Circular firing squad: Biggest attacks on Bloomberg in first debate stage appearance

Democratic presidential hopefuls ganged up on Michael Bloomberg in the billionaire former New York City mayor’s first Democratic presidential debate appearance, creating the fiercest debate yet.

Warren: “A billionaire who calls women ‘fat broads’ and ‘horse-faced lesbians'”

Massachusetts Sen. Elizabeth Warren came out swinging with an attack on Bloomberg minutes into the debate.

“I’d like to talk about who we’re running against: a billionaire who calls women ‘fat broads’ and ‘horse-faced lesbians.’ And no, I’m not talking about Donald Trump. I’m talking about Mayor Bloomberg,” Warren said.

“Democrats are not going to win if we have a nominee who has a history of hiding his tax returns, of harassing women, and of supporting racist polls like redlining and stop and frisk,” she continued.

Klobuchar: “I don’t think you look at Donald Trump and say we need someone richer”

Minnesota Sen. Amy Klobuchar said that she is not going to bow out of the race “because a campaign memo from Mayor Bloomberg said this morning that the only way that we get a nominee is if we step aside for him,” a reference to an internal memo from Bloomberg’s team that said she, former Vice President Joe Biden, and former South Bend, Indiana, Mayor Pete Buttigieg should drop out of the race to prevent Vermont Sen. Bernie Sanders from amassing a lead in nominating delegates.

“I don’t think you look at Donald Trump and say we need someone richer in the White House,” Klobuchar said.

Warren and Biden: Release women from nondisclosure agreements

After Bloomberg addressed allegations of inappropriate behavior toward women in the workplace, in part by saying that women are paid equally at his company and are given “big responsibilities,” Warren and Biden called on him to let women who signed nondisclosure agreements freely speak about their accusations.

“I hope you heard what his defense was: ‘I was nice to some women,'” Warren said. “He has got some number of women … to sign nondisclosure agreements both for sexual harassment and for gender discrimination in the workplace.
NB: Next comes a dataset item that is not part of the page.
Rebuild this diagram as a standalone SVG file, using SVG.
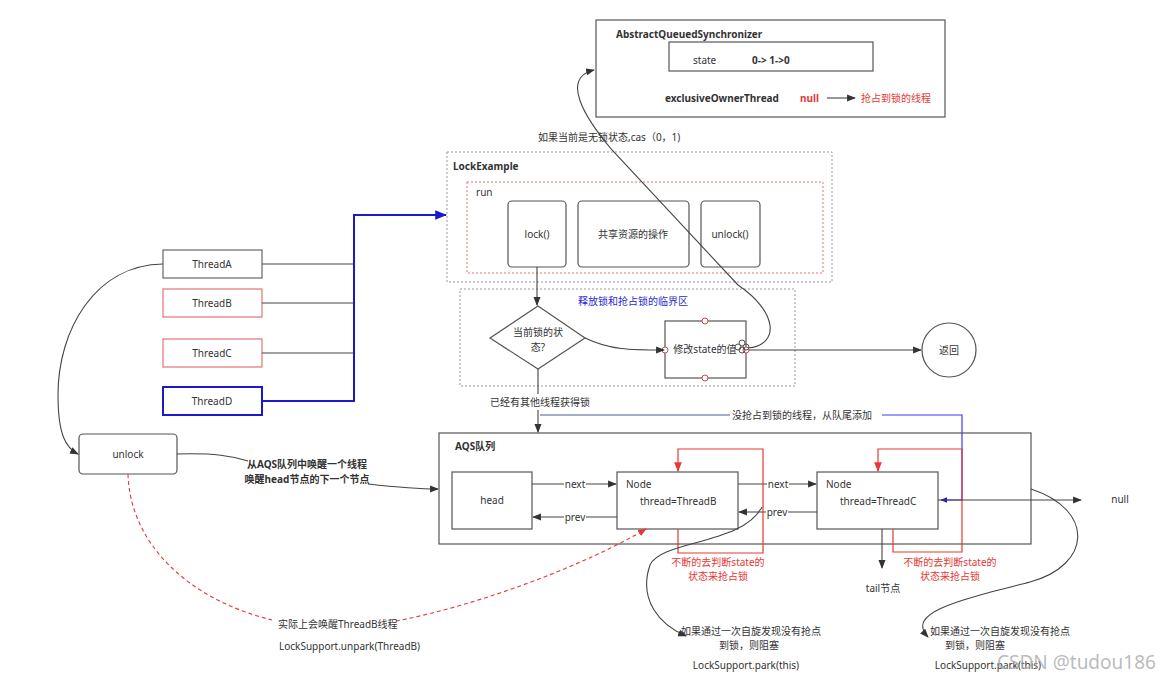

So, Mr. Mayor, are you willing to release all of those women from those nondisclosure agreements so we can hear their side of the story?”

Biden agreed with Warren. “It’s easy. All the mayor has to do is say, ‘You are released from the nondisclosure agreement,’ period,” he said.
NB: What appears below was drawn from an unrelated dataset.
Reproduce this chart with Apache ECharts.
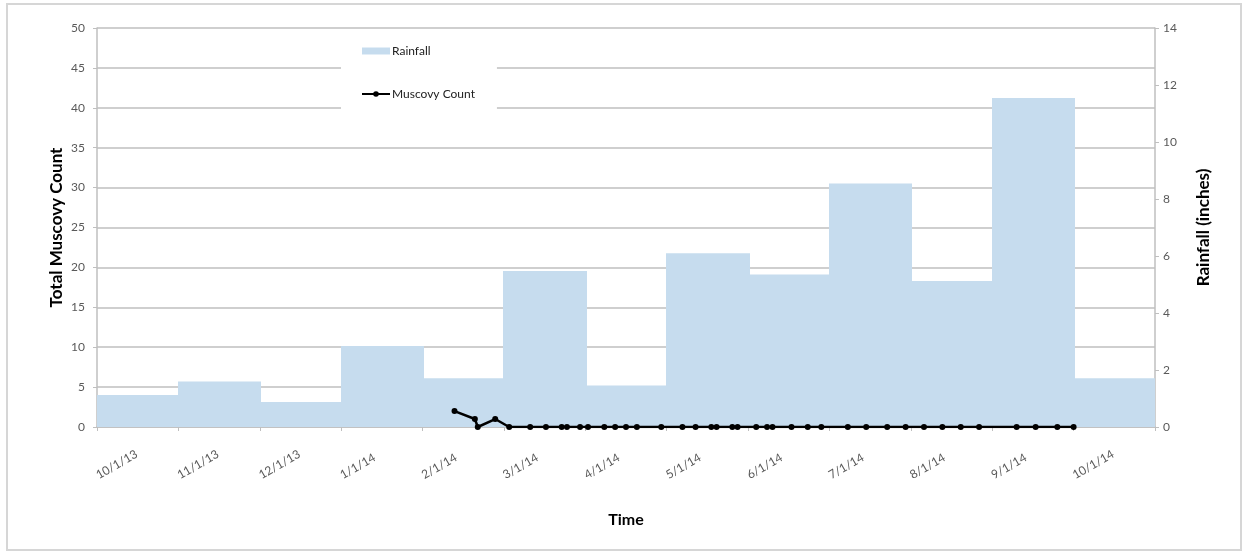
<!DOCTYPE html>
<html>
<head>
<meta charset="utf-8">
<script src="https://cdn.jsdelivr.net/npm/echarts@6/dist/echarts.min.js"></script>
<style>
  html, body { margin: 0; padding: 0; background: #ffffff; }
  #chart { width: 1249px; height: 554px; }
</style>
</head>
<body>
<div id="chart"></div>
<script>
// Month start labels along the time axis (one month per band)
const monthLabels = ['10/1/13', '11/1/13', '12/1/13', '1/1/14', '2/1/14', '3/1/14', '4/1/14',
                     '5/1/14', '6/1/14', '7/1/14', '8/1/14', '9/1/14', '10/1/14'];

// Monthly rainfall totals, inches (one per month above)
const rainfall = [1.12, 1.60, 0.88, 2.84, 1.71, 5.47, 1.46, 6.10, 5.35, 8.54, 5.12, 11.54, 1.71];

// Survey dates and total Muscovy counts
const countDates = ['2014-02-12', '2014-02-19', '2014-02-20', '2014-02-26', '2014-03-03',
                    '2014-03-11', '2014-03-17', '2014-03-23', '2014-03-25', '2014-03-30',
                    '2014-04-02', '2014-04-08', '2014-04-12', '2014-04-16', '2014-04-20',
                    '2014-04-29', '2014-05-07', '2014-05-12', '2014-05-18', '2014-05-20',
                    '2014-05-26', '2014-05-28', '2014-06-04', '2014-06-08', '2014-06-10',
                    '2014-06-17', '2014-06-23', '2014-06-28', '2014-07-08', '2014-07-15',
                    '2014-07-23', '2014-07-30', '2014-08-06', '2014-08-13', '2014-08-20',
                    '2014-08-27', '2014-09-10', '2014-09-17', '2014-09-25', '2014-10-01'];
const countValues = [2, 1, 0, 1, 0,
                     0, 0, 0, 0, 0,
                     0, 0, 0, 0, 0,
                     0, 0, 0, 0, 0,
                     0, 0, 0, 0, 0,
                     0, 0, 0, 0, 0,
                     0, 0, 0, 0, 0,
                     0, 0, 0, 0, 0];

// Axis tick settings
const countMax = 50, countStep = 5;
const rainMax = 14, rainStep = 2;

// Position of a date on the month axis: whole months from Oct 2013 plus the fraction of the month
function monthPos(s) {
  const [y, m, d] = s.split('-').map(Number);
  const dim = new Date(y, m, 0).getDate();
  return (y - 2013) * 12 + (m - 10) + (d - 1) / dim;
}

const FONT = 'Lato, "Open Sans", sans-serif';
const BAR = '#c6dcee';
const GRID = '#bfbfbf';

const chart = echarts.init(document.getElementById('chart'), null, { renderer: 'canvas' });

chart.setOption({
  animation: false,
  backgroundColor: '#ffffff',
  textStyle: { fontFamily: FONT },
  graphic: [{
    type: 'rect',
    shape: { x: 7, y: 4, width: 1234, height: 546 },
    style: { fill: 'none', stroke: '#d6d6d6', lineWidth: 2 },
    z: -10
  }],
  grid: { left: 97, right: 94, top: 28, bottom: 127 },
  legend: {
    orient: 'vertical',
    left: 341,
    top: 34,
    padding: [11, 22, 11, 20],
    backgroundColor: '#ffffff',
    itemWidth: 28,
    itemHeight: 7,
    itemGap: 31,
    textStyle: { fontFamily: FONT, fontSize: 12, color: '#222222', padding: [0, 0, 0, -3] },
    data: [
      { name: 'Rainfall', icon: 'rect' },
      { name: 'Muscovy Count' }
    ]
  },
  xAxis: {
    type: 'value',
    min: 0,
    max: monthLabels.length,
    interval: 1,
    offset: 15,
    name: 'Time',
    nameLocation: 'middle',
    nameGap: 70,
    nameMoveOverlap: false,
    nameTextStyle: { fontFamily: FONT, fontSize: 16, fontWeight: 'bold', color: '#000000' },
    axisLine: { show: true, lineStyle: { color: GRID, width: 1.5 } },
    axisTick: { show: true, length: 4, lineStyle: { color: GRID } },
    splitLine: { show: false },
    axisLabel: {
      rotate: 30,
      align: 'left',
      verticalAlign: 'middle',
      margin: 34,
      fontFamily: FONT,
      fontSize: 12,
      color: '#595959',
      formatter: v => (monthLabels[Math.round(v)] || '')
    }
  },
  yAxis: [{
    type: 'value',
    min: 0,
    max: countMax,
    interval: countStep,
    name: 'Total Muscovy Count',
    nameLocation: 'middle',
    nameGap: 32,
    nameMoveOverlap: false,
    nameTextStyle: { fontFamily: FONT, fontSize: 17, fontWeight: 'bold', color: '#000000' },
    axisLine: { show: true, lineStyle: { color: GRID, width: 1.5 } },
    axisTick: { show: true, length: 4, lineStyle: { color: GRID } },
    splitLine: { show: true, lineStyle: { color: GRID, width: 1.5 } },
    axisLabel: { fontFamily: FONT, fontSize: 12, color: '#595959', margin: 12 }
  }, {
    type: 'value',
    min: 0,
    max: rainMax,
    interval: rainStep,
    position: 'right',
    name: 'Rainfall (inches)',
    nameLocation: 'middle',
    nameGap: 40,
    nameMoveOverlap: false,
    nameTextStyle: { fontFamily: FONT, fontSize: 17, fontWeight: 'bold', color: '#000000' },
    axisLine: { show: true, lineStyle: { color: GRID, width: 1.5 } },
    axisTick: { show: true, length: 4, lineStyle: { color: GRID } },
    splitLine: { show: false },
    axisLabel: { fontFamily: FONT, fontSize: 12, color: '#595959', margin: 8 }
  }],
  series: [{
    name: 'Rainfall',
    type: 'custom',
    yAxisIndex: 1,
    itemStyle: { color: BAR },
    encode: { x: 0, y: 1 },
    data: rainfall.map((v, i) => [i, v]),
    renderItem: (params, api) => {
      const i = api.value(0);
      const v = api.value(1);
      const p0 = api.coord([i, 0]);
      const p1 = api.coord([i + 1, v]);
      const x0 = Math.floor(p0[0]);
      const x1 = Math.ceil(p1[0]);
      // overlap neighbouring months by a pixel so no seam shows, except at the last band
      const extra = i < rainfall.length - 1 ? 1 : 0;
      return {
        type: 'rect',
        shape: { x: x0, y: p1[1], width: x1 - x0 + extra, height: p0[1] - p1[1] },
        style: { fill: BAR }
      };
    },
    z: 1
  }, {
    name: 'Muscovy Count',
    type: 'line',
    yAxisIndex: 0,
    data: countDates.map((d, i) => [monthPos(d), countValues[i]]),
    symbol: 'circle',
    symbolSize: 6,
    lineStyle: { color: '#000000', width: 2.5 },
    itemStyle: { color: '#000000' },
    z: 3
  }]
});
</script>
</body>
</html>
Bloomberg rolled his eyes as Warren made her point, declining to release the women from legal liability for breaking a nondisclosure agreement on live television.


Sanders: “Electing people to represent the wealthy and the powerful”

“We have the insane situation that billionaires today, if you can believe it, have an effective tax rate lower than the middle class,” Sanders said.

Bloomberg protested, saying that Sanders, as a senator, helped write the tax code.

“Not me,” Sanders said. “You and your campaign contributions electing people to represent the wealthy and the powerful.”

Biden: “He didn’t get a whole lot done”

The former vice president argued that Bloomberg was an ineffective mayor of New York and took a jab at his support for a “stop and frisk” policing policy.

“He didn’t get a whole lot done. He had stop and frisk, throwing close to 5 million young black men up against a wall,” Biden said. “And when we came along in our administration, President Obama, and said we’re going to send in a moderator to — a mediator, stop it, he said that’s unnecessary.”

Bloomberg later said in the debate that he was “embarrassed” by the stop-and-frisk policy.

Buttigieg: Not a Democrat

The former South Bend, Indiana, mayor took jabs at Bloomberg and Sanders at the same time.

“Let’s put forward somebody who’s actually a Democrat,” Buttigieg said, referencing Bloomberg’s shifting political affiliation over his years in public office. He switched from being a Democrat to run for mayor of New York as a Republican in 2001, became an independent in 2007, and went back to being a Democrat in 2018. Sanders, a self-described “democratic socialist,” is an independent senator in Congress.

He then criticized Bloomberg for spending great gobs of his own money on his presidential campaign.

“We shouldn’t have to choose between one candidate who wants to burn this party down and another candidate who wants to buy this party out. We can do better,” Buttigieg said.